CG: I like the “employee chooses” part.
"Email is the Swiss Army Knife of enterprise communication and collaboration. One tool to rule them all, right?"
JP: I think that reflects the reality.
A company may provide a suite of tools, but the reality is that employees select the ones that fit their role best and it takes a hell of a lot to shift them away from them.
Email is the Swiss Army Knife of enterprise communication and collaboration. One tool to rule them all, right? The IT team may provide Yammer, Lync, Skype, and more, but in the end, the employee still chooses.
I also like this definition because it calls out, through the phrase ‘employee sourced’, that ‘shadow IT’ is a reality in many companies. This is software and platforms that have gained a hold that are not officially supported—but rather tolerated... Many organisations that I’ve worked with have this: Slack, Workplace, Trello and Google Docs are often the shadow IT platforms of choice.

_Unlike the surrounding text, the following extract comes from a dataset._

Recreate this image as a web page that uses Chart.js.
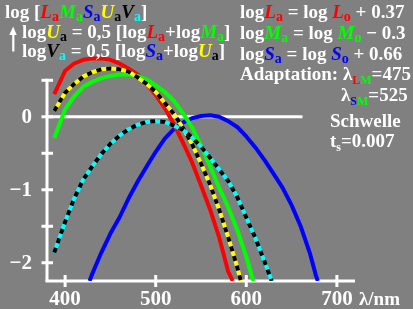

CG: I’m sure shadow IT is a reality in every company, even without the employee consciously thinking they’re working around the system. There’s a reason employees choose some of these platforms and not the “official” corporate ones. And the companies that recognize this reality will be ahead of those who turn a blind eye.
JP: Absolutely. Shadow IT is the pilot for something that might become official in due course. They’re the use cases. They often become the *business case* too. With GDPR (General Data Protection Regulation) on the horizon, businesses are increasingly alarmed about where their data is stored and will look to invest to get folks off WhatsApp/the application du jour.
CG: Thanks Jonathan for the chat. We’re going to conclude the way I always do. Describe your thoughts on the state of IC in emoji form.
JP: 👶 I think it’s a nascent function, even now. I think it’s still in development in regards to measurement, audiences, nudge messaging, and channels. It’s an exciting time to watch it grow.